Threadripper 9000 (Zen 5): AMD’s 96-Core Workstation Powerhouse
As of April 2026, AMD’s long-anticipated high-end desktop refresh is finally coming into focus. The Threadripper 9000 series, codenamed Shimada Peak, is transitioning from early leaks to near-market availability—filling the last major gap in AMD’s Zen 5 portfolio.
Rather than chasing higher core counts, this generation focuses on efficiency, IPC gains, and compute density, redefining what a workstation CPU can deliver.
⚙️ Zen 5 “Shimada Peak”: Architecture First #
The Threadripper 9000 lineup is built on AMD’s Zen 5 architecture, emphasizing per-core performance improvements over brute-force scaling.
Key Specifications #
- Up to 96 cores / 192 threads
- 12 CCDs (Core Complex Dies)
- 384MB total L3 cache
- Advanced chiplet-based design
What Actually Improved? #
- ~10–15% IPC uplift over Zen 4
- Enhanced AVX-512 throughput (true 512-bit execution)
- Better scheduling and instruction handling
This shift matters because:
Modern workloads are increasingly latency and instruction bound, not just core-count limited.
🧠 Cache Hierarchy: Scaling Data Proximity #
Each Zen 5 CCD includes:
- 32MB L3 cache per CCD
- Totaling 384MB L3 on the 96-core SKU
This large shared cache pool:
- Reduces memory latency
- Improves multi-thread scaling
- Benefits simulation and compilation workloads
🧩 Entry-Level Strategy: Bandwidth Over Cores #
Interestingly, leaks show a 16-core variant in the lineup.
Why does this matter?
- Targets users needing:
- Massive PCIe bandwidth
- High memory capacity
- Not necessarily extreme parallel compute
This positions Threadripper as:
A platform-first solution, not just a CPU tier.
🔌 Platform Compatibility: TRX50 & WRX90 #
One of the most practical advantages of this generation is platform continuity.

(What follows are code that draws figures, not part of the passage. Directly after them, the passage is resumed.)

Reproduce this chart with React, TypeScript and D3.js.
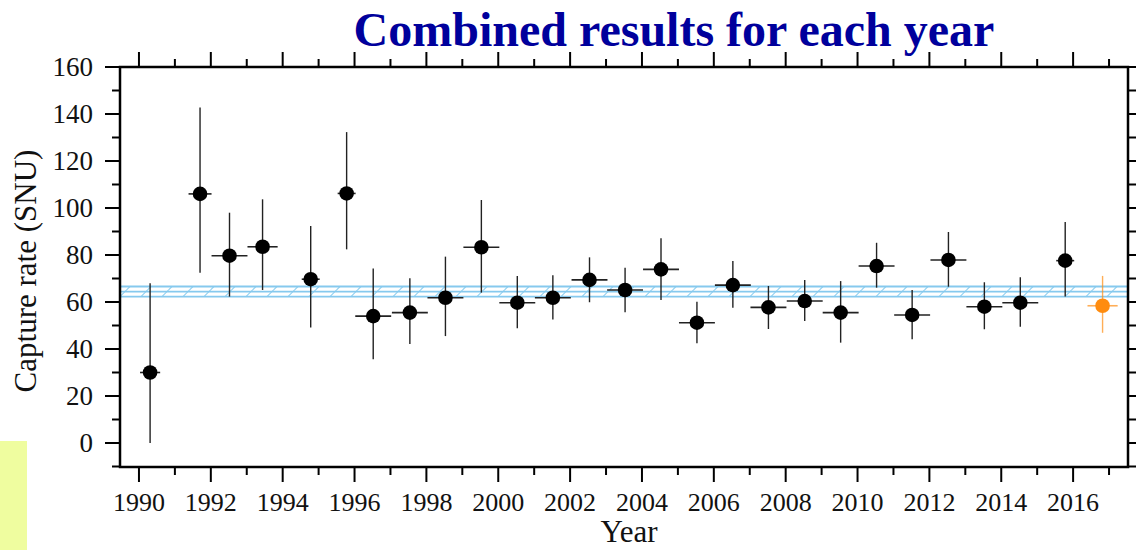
import * as d3 from "d3";
import React from "react";

// run-averaged time of each yearly combination (decimal year)
const runTime = [
  1990.31, 1991.7, 1992.52, 1993.44, 1994.78, 1995.78, 1996.52, 1997.54, 1998.53,
  1999.53, 2000.53, 2001.52, 2002.54, 2003.53, 2004.53, 2005.53, 2006.53, 2007.52,
  2008.53, 2009.53, 2010.53, 2011.52, 2012.53, 2013.53, 2014.53, 2015.78,
];
// half width of the time interval (years)
const timeHalf = [
  0.28, 0.32, 0.5, 0.42, 0.25, 0.25, 0.5, 0.5, 0.5, 0.5, 0.5, 0.5, 0.5, 0.5, 0.5, 0.5,
  0.5, 0.5, 0.5, 0.5, 0.5, 0.5, 0.5, 0.5, 0.5, 0.25,
];
const rate = [
  30, 106, 79.7, 83.5, 69.7, 106.2, 54, 55.5, 61.8, 83.3, 59.7, 61.8, 69.4, 65.1, 73.9,
  51.2, 67.2, 57.7, 60.4, 55.5, 75.3, 54.5, 77.9, 58, 59.7, 77.6,
];
const rateHigh = [
  68, 142.8, 98, 103.7, 92.3, 132.3, 74.3, 70.1, 79.3, 103.4, 71.1, 71.4, 79, 74.6, 87.1,
  60.1, 77.4, 66.8, 69.4, 68.9, 85.2, 65.1, 89.8, 68.4, 70.5, 94,
];
const rateLow = [
  0, 72.5, 62.3, 65.1, 49.2, 82.4, 35.6, 42.1, 45.5, 64, 48.8, 52.6, 59.9, 55.6, 60.9,
  42.4, 57.6, 48.5, 51.9, 42.7, 66.1, 44.1, 66.5, 48.4, 49.5, 62.3,
];

// latest (preliminary) point, drawn in orange
const newTime = [2016.82];
const newHalf = [0.42];
const newRate = [58.4];
const newHigh = [71.1];
const newLow = [46.9];

// combined average band
const bandLow = 62.3;
const bandMid = 64.4;
const bandHigh = 66.6;

const yTicks = [0, 20, 40, 60, 80, 100, 120, 140, 160];
const yMinor = [-10, 10, 30, 50, 70, 90, 110, 130, 150];
const xMajor = d3.range(1990, 2017, 2);
const xMinor = d3.range(1991, 2018, 2);

const W = 1136;
const H = 550;
const left = 120;
const right = 1128;
const top = 67;
const bottom = 467;
const serif = "'Liberation Serif', 'Times New Roman', serif";

export default function App() {
  const x = d3.scaleLinear().domain([1989.5, 2017.5]).range([left + 1, right - 1]);
  const y = d3.scaleLinear().domain([0, 160]).range([443, top]);

  const pts = runTime.map((t, i) => ({
    t,
    h: timeHalf[i],
    v: rate[i],
    hi: rateHigh[i],
    lo: rateLow[i],
  }));
  const newPts = newTime.map((t, i) => ({
    t,
    h: newHalf[i],
    v: newRate[i],
    hi: newHigh[i],
    lo: newLow[i],
  }));

  const orange = "#ff8c0f";
  const txt = { fontFamily: serif };

  return (
    <svg
      width={W}
      height={H}
      style={{ position: "absolute", left: 0, top: 0, background: "#fff" }}
    >
      <defs>
        <pattern id="hatch" patternUnits="userSpaceOnUse" width={21} height={H}>
          <line x1={-6} y1={y(bandLow)} x2={4} y2={y(bandHigh)} stroke="#8fd0f0" strokeWidth={1.1} />
          <line x1={15} y1={y(bandLow)} x2={25} y2={y(bandHigh)} stroke="#8fd0f0" strokeWidth={1.1} />
        </pattern>
        <clipPath id="plot">
          <rect x={left} y={top} width={right - left} height={bottom - top} />
        </clipPath>
      </defs>

      <rect x={0} y={441} width={27} height={109} fill="#effd9f" />

      <text
        x={674}
        y={46}
        textAnchor="middle"
        fontWeight="bold"
        fontSize={48}
        fill="#00009c"
        style={txt}
      >
        Combined results for each year
      </text>

      {/* band */}
      <g clipPath="url(#plot)">
        <rect
          x={left}
          y={y(bandHigh)}
          width={right - left}
          height={y(bandLow) - y(bandHigh)}
          fill="url(#hatch)"
        />
        {[bandLow, bandMid, bandHigh].map((b) => (
          <line key={b} x1={left} x2={right} y1={y(b)} y2={y(b)} stroke="#86c9ee" strokeWidth={1.8} />
        ))}
      </g>

      {/* data points */}
      <g>
        {pts.map((d, i) => (
          <g key={i}>
            <line x1={x(d.t)} x2={x(d.t)} y1={y(d.hi)} y2={y(d.lo)} stroke="#222" strokeWidth={1.4} />
            <line x1={x(d.t - d.h)} x2={x(d.t + d.h)} y1={y(d.v)} y2={y(d.v)} stroke="#222" strokeWidth={1.6} />
            <circle cx={x(d.t)} cy={y(d.v)} r={7.3} fill="#000" />
          </g>
        ))}
        {newPts.map((d, i) => (
          <g key={"n" + i}>
            <line x1={x(d.t)} x2={x(d.t)} y1={y(d.hi)} y2={y(d.lo)} stroke={orange} strokeOpacity={0.7} strokeWidth={1.4} />
            <line x1={x(d.t - d.h)} x2={x(d.t + d.h)} y1={y(d.v)} y2={y(d.v)} stroke={orange} strokeOpacity={0.7} strokeWidth={1.6} />
            <circle cx={x(d.t)} cy={y(d.v)} r={7.3} fill={orange} />
          </g>
        ))}
      </g>

      {/* frame */}
      <rect x={left} y={top} width={right - left} height={bottom - top} fill="none" stroke="#000" strokeWidth={2.5} />

      {/* y ticks left & right */}
      {yTicks.map((v) => (
        <g key={"y" + v}>
          <line x1={left - 15} x2={left} y1={y(v)} y2={y(v)} stroke="#000" strokeWidth={2} />
          <line x1={right} x2={right + 15} y1={y(v)} y2={y(v)} stroke="#000" strokeWidth={2} />
          <text x={93} y={y(v)} dy="0.35em" textAnchor="end" fontSize={27} fill="#111" style={txt}>
            {v}
          </text>
        </g>
      ))}
      {yMinor.map((v) => (
        <g key={"ym" + v}>
          <line x1={left - 8} x2={left} y1={y(v)} y2={y(v)} stroke="#000" strokeWidth={2} />
          <line x1={right} x2={right + 8} y1={y(v)} y2={y(v)} stroke="#000" strokeWidth={2} />
        </g>
      ))}

      {/* x ticks bottom & top */}
      {xMajor.map((t) => (
        <g key={"x" + t}>
          <line x1={x(t)} x2={x(t)} y1={bottom} y2={bottom + 15} stroke="#000" strokeWidth={2} />
          <line x1={x(t)} x2={x(t)} y1={top - 15} y2={top} stroke="#000" strokeWidth={2} />
          <text x={x(t)} y={511} textAnchor="middle" fontSize={26} fill="#111" style={txt}>
            {t}
          </text>
        </g>
      ))}
      {xMinor.map((t) => (
        <g key={"xm" + t}>
          <line x1={x(t)} x2={x(t)} y1={bottom} y2={bottom + 8} stroke="#000" strokeWidth={2} />
          <line x1={x(t)} x2={x(t)} y1={top - 8} y2={top} stroke="#000" strokeWidth={2} />
        </g>
      ))}

      <text x={629} y={542} textAnchor="middle" fontSize={31} fill="#111" style={txt}>
        Year
      </text>
      <text
        transform="translate(36,271) rotate(-90)"
        textAnchor="middle"
        fontSize={31}
        fill="#111"
        style={txt}
      >
        Capture rate (SNU)
      </text>
    </svg>
  );
}
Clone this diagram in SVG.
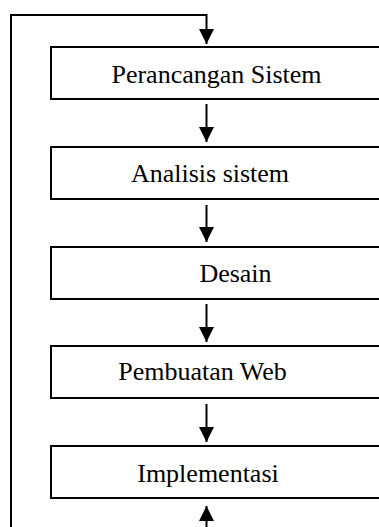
<svg xmlns="http://www.w3.org/2000/svg" width="379" height="527" viewBox="0 0 379 527">
<style>
.box{fill:#fff;stroke:#000;stroke-width:2}
.lbl{font-family:"Liberation Serif","Times New Roman",serif;font-size:26px;fill:#000;text-anchor:middle}
.ln{fill:none;stroke:#000;stroke-width:2}
</style>
<defs>
<marker id="ah" markerWidth="15" markerHeight="15" refX="15" refY="7.5" orient="auto" markerUnits="userSpaceOnUse">
<path d="M0,0 L15,7.5 L0,15 Z" fill="#000"/>
</marker>
</defs>
<rect width="379" height="527" fill="#fff"/>
<g id="connectors">
<path class="ln" d="M11,527 V15 H206.5 V44" marker-end="url(#ah)"/>
<path class="ln" d="M206.5,104 V142" marker-end="url(#ah)"/>
<path class="ln" d="M206.5,205 V242" marker-end="url(#ah)"/>
<path class="ln" d="M206.5,304 V342" marker-end="url(#ah)"/>
<path class="ln" d="M206.5,404 V442" marker-end="url(#ah)"/>
<path class="ln" d="M206.5,527 V506" marker-end="url(#ah)"/>
</g>
<g id="perancangan"><rect class="box" x="51" y="47" width="340" height="52"/><text class="lbl" x="216.5" y="82.5">Perancangan Sistem</text></g>
<g id="analisis"><rect class="box" x="51" y="147" width="340" height="52"/><text class="lbl" x="210" y="181.7">Analisis sistem</text></g>
<g id="desain"><rect class="box" x="51" y="247" width="340" height="52"/><text class="lbl" x="235.5" y="281.7">Desain</text></g>
<g id="pembuatan"><rect class="box" x="51" y="346" width="340" height="52"/><text class="lbl" x="202.5" y="380">Pembuatan Web</text></g>
<g id="implementasi"><rect class="box" x="51" y="446" width="340" height="52"/><text class="lbl" x="208" y="481.7">Implementasi</text></g>
</svg>
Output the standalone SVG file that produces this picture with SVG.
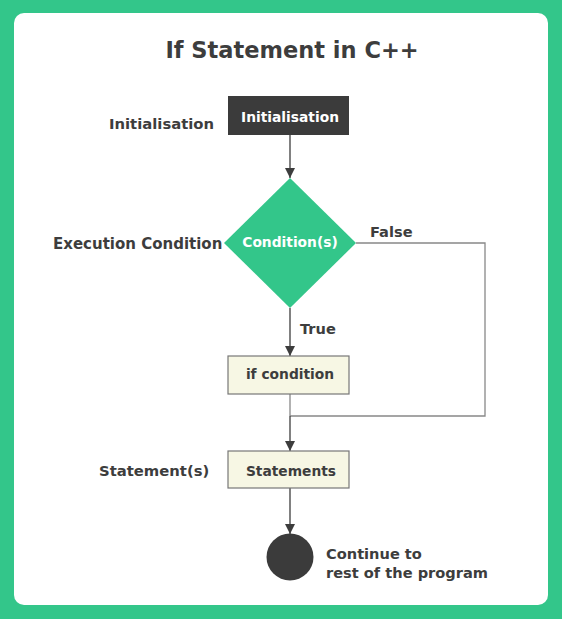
<svg xmlns="http://www.w3.org/2000/svg" width="562" height="619" viewBox="0 0 562 619">
<defs>
<marker id="arr" viewBox="0 0 10 10" refX="10" refY="5" markerWidth="10" markerHeight="10" markerUnits="userSpaceOnUse" orient="auto">
<path d="M0,0 L10,5 L0,10 Z" fill="#3d3d3d"/>
</marker>
<style>
text{font-family:"DejaVu Sans","Open Sans",sans-serif;font-weight:700;fill:#3d3d3d}
.lbl{font-size:14.6px}
.side{font-size:14.8px}
.wt{fill:#ffffff;font-size:13.8px}
.box{fill:#f7f7e4;stroke:#777;stroke-width:1.2}
.line{fill:none;stroke:#3d3d3d;stroke-width:1.3}
.loop{fill:none;stroke:#888;stroke-width:1.3}
</style>
</defs>
<rect x="0" y="0" width="562" height="619" fill="#33c68a"/>
<rect x="14" y="13" width="534" height="592" rx="10" fill="#ffffff"/>
<text x="292" y="58" text-anchor="middle" style="font-size:22.5px">If Statement in C++</text>
<g id="connectors">
<line class="line" x1="290" y1="135" x2="290" y2="178" marker-end="url(#arr)"/>
<line class="line" x1="290" y1="308" x2="290" y2="356" marker-end="url(#arr)"/>
<polyline class="loop" points="356,243 485,243 485,416 290,416"/>
<line class="loop" x1="290" y1="394" x2="290" y2="416"/>
<line class="line" x1="290" y1="416" x2="290" y2="451" marker-end="url(#arr)"/>
<line class="line" x1="290" y1="488" x2="290" y2="534" marker-end="url(#arr)"/>
<text class="lbl" x="370" y="237">False</text>
<text class="lbl" x="300" y="334">True</text>
</g>
<g id="init">
<rect x="228" y="96" width="121" height="39" fill="#3b3b3b"/>
<text class="wt" x="290" y="122" text-anchor="middle">Initialisation</text>
</g>
<g id="cond">
<polygon points="290,178 356,243 290,308 224,243" fill="#33c68a"/>
<text class="wt" x="290" y="247" text-anchor="middle">Condition(s)</text>
</g>
<g id="ifcond">
<rect class="box" x="228" y="356" width="121" height="38"/>
<text class="lbl" x="290" y="379" text-anchor="middle" style="font-size:13.8px">if condition</text>
</g>
<g id="stmts">
<rect class="box" x="228" y="451" width="121" height="37"/>
<text class="lbl" x="291" y="476" text-anchor="middle" style="font-size:13.8px">Statements</text>
</g>
<g id="end">
<circle cx="290" cy="557" r="23.5" fill="#3b3b3b"/>
<text class="lbl" x="326" y="559">Continue to</text>
<text class="lbl" x="326" y="578">rest of the program</text>
</g>
<g id="side-labels">
<text class="side" x="109" y="129">Initialisation</text>
<text class="side" x="53" y="249" style="font-size:15px">Execution Condition</text>
<text class="side" x="99" y="476">Statement(s)</text>
</g>
</svg>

Socket: sTR5 (Unchanged) #
Threadripper 9000 is expected to support existing boards:
TRX50 (HEDT) #
- 4-channel DDR5
- Up to 92 PCIe lanes (80 usable)
- Ideal for prosumers and creators
WRX90 (Workstation) #
- 8-channel DDR5
- Up to 148 PCIe lanes (128 usable)
- Enterprise features:
- Remote management
- ECC support
- Multi-GPU scalability
Power Considerations #
- TDP: ~350W
- Requires:
- High-end air cooling or
- 360mm+ liquid cooling
Sustained workloads (rendering, simulation) will push thermal limits.
🚀 The X3D Wildcard: 1GB Cache Potential? #
One of the most intriguing rumors is the addition of 3D V-Cache to Threadripper.
What Could Change? #
- Vertical cache stacking
- Total cache exceeding 1GB on high-end SKUs
Target Workloads #
- CFD (Computational Fluid Dynamics)
- EDA (Electronic Design Automation)
- Large-scale compilation
- Scientific simulations
These workloads benefit more from:
Data locality than clock speed
If confirmed, this could make Threadripper:
- Not just powerful
- But uniquely optimized for data-heavy computation
📊 Threadripper 7000 vs 9000 #
| Feature | Threadripper 7000 (Zen 4) | Threadripper 9000 (Zen 5) |
|---|---|---|
| Max Cores | 96 | 96 |
| Architecture | Zen 4 (5nm/6nm) | Zen 5 (4nm/6nm) |
| IPC | Baseline | +10–15% |
| Memory | DDR5-5200+ | DDR5-6000+ (est.) |
| PCIe | Gen 5 | Gen 5 |
| AVX-512 | Partial | Full 512-bit path |
🧠 Final Take: A Workstation-Class Supercomputer #
Threadripper 9000 isn’t about headline specs—it’s about real-world throughput.
It’s designed for users who need to:
- Run local AI models
- Compile massive codebases
- Render complex scenes
- Simulate real-world physics
The Big Shift #
With Zen 5:
- AVX-512 becomes practical at scale
- Cache becomes a primary performance lever
- Workstations begin to resemble mini supercomputers
For most users, 96 cores is still overkill.
But for professionals in AI, VFX, and engineering:
It’s not overkill—it’s finally enough.